Step 1) Compare the Whole Number Part

The first step to compare two mixed numbers is to look at the whole number part of each. For instance, if you have 3 1/2 and 2 3/4, the whole numbers are 3 and 2 respectively. Since 3 is greater than 2, we can say that 3 1/2 is greater than 2 3/4, without needing to compare the fractional parts.

Step 2) Compare the Fractional Part if Whole Numbers are Equal

What if the whole numbers are the same? In that case, you need to compare the fractional parts. If you have 3 1/2 and 3 3/4, the whole numbers are both 3. So, we look at the fractions, 1/2 and 3/4. Here, 3/4 is greater than 1/2, so 3 3/4 is greater than 3 1/2.

Step 3) Make Denominators the Same, if Necessary

But how do you compare fractions if they don’t have the same denominator? You have to find a common denominator. For example, let’s compare 2 1/2 and 2 2/3. The whole numbers are equal, so we look at the fractions. But the denominators, 2 and 3, are not the same.

A common denominator for 2 and 3 is 6. We convert each fraction to an equivalent fraction with a denominator of 6:

1/2 becomes 3/6 (multiply the numerator and denominator by 3)

2/3 becomes 4/6 (multiply the numerator and denominator by 2)

So, now you’re comparing 2 3/6 and 2 4/6. It’s clear that 4/6 is larger than 3/6, so 2 2/3 is larger than 2 1/2.

Step 4) Convert to Improper Fractions or Decimals (if needed)

Sometimes, converting the mixed numbers to improper fractions or decimals can make the comparison easier. This is especially true for complex problems or if the numbers are difficult to compare at a glance.

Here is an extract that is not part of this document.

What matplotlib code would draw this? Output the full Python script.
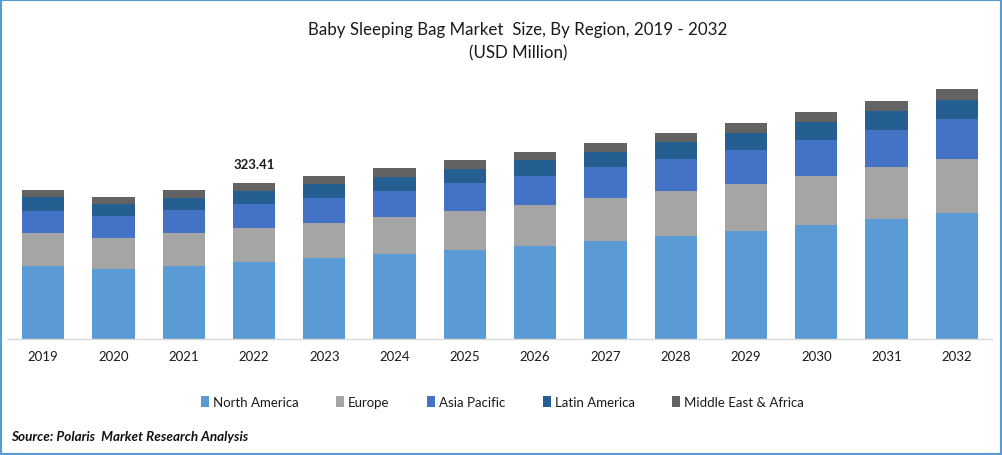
import matplotlib
matplotlib.use("Agg")
import matplotlib.pyplot as plt
from matplotlib.patches import Rectangle
import numpy as np

plt.rcParams['font.family'] = ['Lato', 'DejaVu Sans']

years = [str(y) for y in range(2019, 2033)]
north_america = [151.3, 145.1, 151.3, 159.6, 167.9, 176.2, 184.5, 192.8, 203.2, 213.5, 223.9, 236.3, 248.8, 261.2]
europe = [68.4, 64.3, 68.4, 70.5, 72.6, 76.7, 80.8, 85.0, 89.1, 93.3, 97.4, 101.6, 107.8, 111.9]
asia_pacific = [45.6, 45.6, 47.7, 49.8, 51.8, 53.9, 58.0, 60.1, 64.3, 66.3, 70.5, 74.6, 76.7, 82.9]
latin_america = [29.0, 24.9, 24.9, 26.9, 29.0, 29.0, 29.0, 33.2, 31.1, 35.2, 35.2, 37.3, 39.4, 39.4]
mea = [14.5, 14.5, 16.6, 16.6, 16.6, 18.7, 18.7, 16.6, 18.7, 18.7, 20.7, 20.7, 20.7, 22.8]
series = [
    ("North America", north_america, "#5B9BD5"),
    ("Europe", europe, "#A5A5A5"),
    ("Asia Pacific", asia_pacific, "#4472C4"),
    ("Latin America", latin_america, "#255E91"),
    ("Middle East & Africa", mea, "#636363"),
]
label_year = "2022"
label_text = "323.41"

W, H = 1002, 456
fig = plt.figure(figsize=(W / 100, H / 100), dpi=100)
ax = fig.add_axes([8 / W, 1 - 340 / H, 984 / W, 279 / H])

x = np.arange(len(years))
bottom = np.zeros(len(years))
handles = []
for name, vals, col in series:
    b = ax.bar(x, vals, 0.6, bottom=bottom, color=col, label=name, linewidth=0)
    handles.append(b)
    bottom = bottom + np.array(vals)

i = years.index(label_year)
ax.text(x[i], bottom[i] + 27, label_text, ha="center", va="bottom",
        fontsize=9.5, fontweight="bold", color="#1a1a1a")

ax.set_xlim(-0.5, len(years) - 0.5)
ax.set_ylim(0, 279 * 2.073)
ax.set_xticks(x, years)
ax.set_yticks([])
ax.tick_params(axis="x", length=0, pad=8, labelsize=9.5, labelcolor="#1a1a1a")
for s in ["top", "left", "right"]:
    ax.spines[s].set_visible(False)
ax.spines["bottom"].set_color("#D9D9D9")
ax.spines["bottom"].set_linewidth(1.0)

fig.text(518 / W, 1 - 30 / H, "Baby Sleeping Bag Market  Size, By Region, 2019 - 2032",
         ha="center", va="center", fontsize=12.2, color="#1a1a1a")
fig.text(518 / W, 1 - 53 / H, "(USD Million)", ha="center", va="center",
         fontsize=12.2, color="#1a1a1a")

fig.legend(handles=handles, loc="center", bbox_to_anchor=(502.5 / W, 1 - 403 / H), ncols=5,
           frameon=False, fontsize=9.5, handlelength=0.6, handleheight=0.85,
           handletextpad=0.3, columnspacing=2.85, labelcolor="#1a1a1a")

fig.text(11 / W, 1 - 437 / H, "Source: Polaris  Market Research Analysis", ha="left", va="center",
         fontsize=9.7, fontweight="bold", fontstyle="italic", color="#111111")

fig.add_artist(Rectangle((0, 0), 1, 1, transform=fig.transFigure, fill=False,
                         edgecolor="#5B9BD5", linewidth=3))
fig.savefig("out.png", dpi=100)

An improper fraction is a fraction in which the numerator is greater than or equal to the denominator. For example, to convert 2 1/2 to an improper fraction, you would multiply the whole number part by the denominator of the fraction, then add the numerator, resulting in 5/2.

To convert a mixed number to a decimal, you divide the numerator of the fraction by the denominator and add the whole number. For example, 2 1/2 would become 2.5 as a decimal.

These conversions can simplify the process of comparing mixed numbers, especially if you’re comfortable with fractions or decimals.